Para quem cresceu junto à costa, o mar não é estranho. É incerto, quanto baste, mas não é estranho, mesmo quem alguma dessa incerteza seja quase estranhamente regular.
Por exemplo, a maré sobe e desce ao ritmo dos movimentos de translação e rotação da Terra e da Lua que nos acompanha (mostrando-nos sempre a mesma face) com uma regularidade tão previsível que sabemos calcular, ao minuto, o horário, a amplitude e a altura, ao decímetro, das marés astronómicas, com muitos meses de antecedência.
Mas mesmo dentro de toda esta regularidade astronómica, é quase impossível prever a menos de alguns dias ou horas, as variações meteorológicas, vulcânicas ou sísmicas com maior potencial impacto nas nossas vidas.
O Mundo é um pouco como este mar. De algum modo é previsível ao nível astronómico, mas cada vez nos parece mais volátil no dia a dia, com muitas mudanças globalmente impactantes num curto espaço de tempo.
Nos últimos tempos enfrentámos vários problemas globais, a começar por uma pandemia que provou a necessidade de termos respostas globais, o crescimento das desigualdades sociais, o ressurgimento de nacionalismos, as guerras comerciais, as alterações climáticas, os ataques cibernéticos (cada vez mais graves num mundo tão informatizado), a precariedade laboral, os ventos de guerra que sopram cada vez mais fortes.
O Professor Manfred Steger, um dos especialistas mundiais na área da Globalização e dos Estudos Globais, considera que atravessamos uma Era da Grande Inquietação (Great Unsettling, no original), com a intensificação de dinâmicas globais de volatilidade, insegurança e deslocação, e destaca dois eventos em particular que concorrem para o aumento desta sensação: a pandemia da CoViD-19 e a intensificação da competição entre grandes potências mundiais.

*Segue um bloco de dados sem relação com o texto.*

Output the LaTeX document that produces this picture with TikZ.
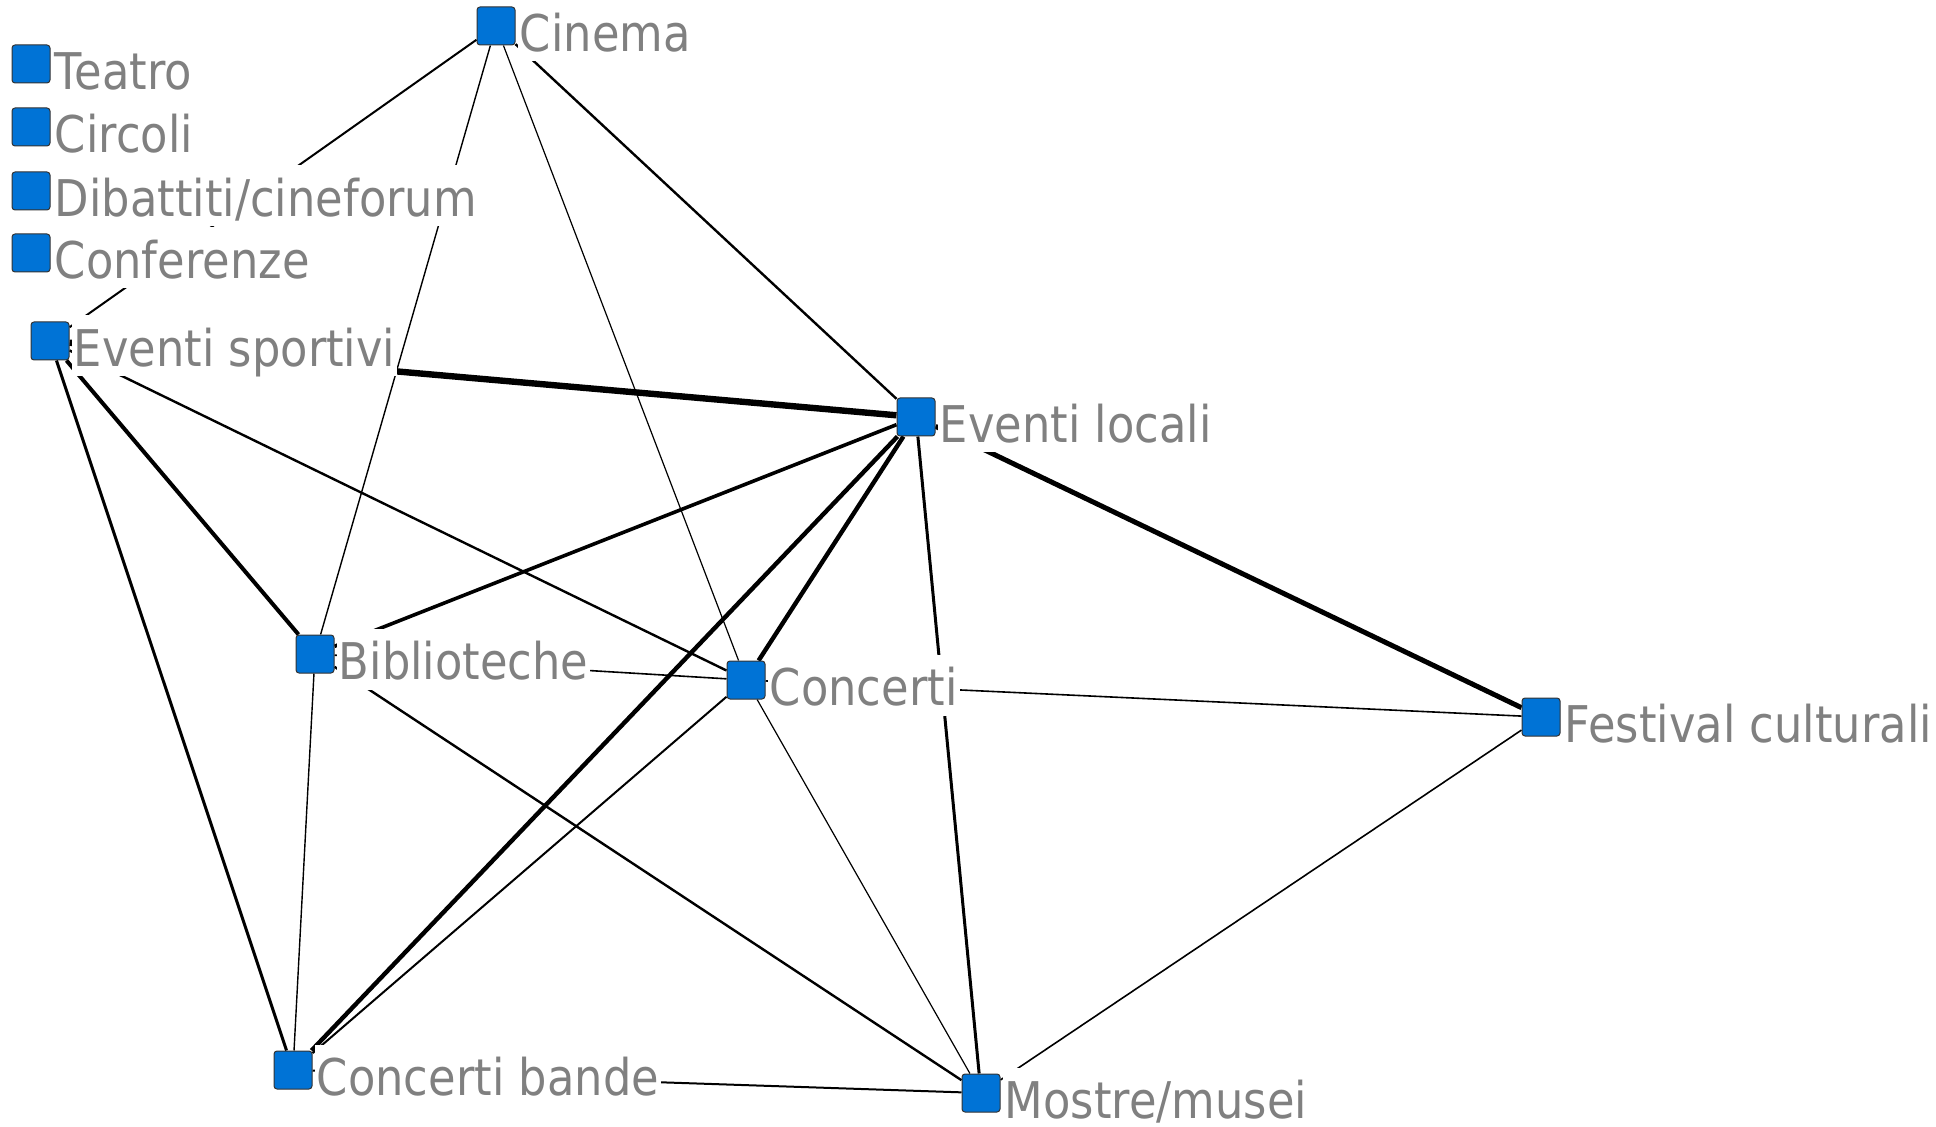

O primeiro mostrou que a cooperação científica à escala global funciona, mas sublinhou também as fragilidades na relação com o chamado Sul Global, onde tardaram a chegar as vacinas, que noutras partes do mundo passavam de prazo sem ser usadas. O segundo, em parte relacionado com o primeiro, confirma que o Poder tem horror ao vazio. Quando a anterior administração republicana dos EUA abdicou do seu espaço nas organizações internacionais, optando por uma lógica de confronto, China, Rússia e Índia não tardaram em ocupar o espaço vazio e a conquistar influência, principalmente junto do mesmo Sul Global.
Para agravar, cresce o impacto das alterações climáticas. A desregulação laboral e ambiental em muitos países necessitados de investimento estrangeiro levou à deslocalização de várias indústrias principalmente para países do Sul Global, que tem provocado, de forma irreversível, a destruição de habitats e de modos de vida tradicionais, com a morte e contaminação química de lagos e cursos de água, ou a instalação de minas a céu aberto onde antes eram florestas e campos agrícolas, criando ondas de migrantes, internos e externos, que não têm para onde voltar.
Não é por estarmos de costas voltadas para o mar, que deixarão de chegar, à procura de uma vida melhor, de um lugar que possam chamar casa na terra daqueles que envenenaram a sua. Por não terem alternativa.
Nós ainda temos alternativas. Uma delas é defender os seus direitos.
Porque podíamos ser nós a navegar nesse mar.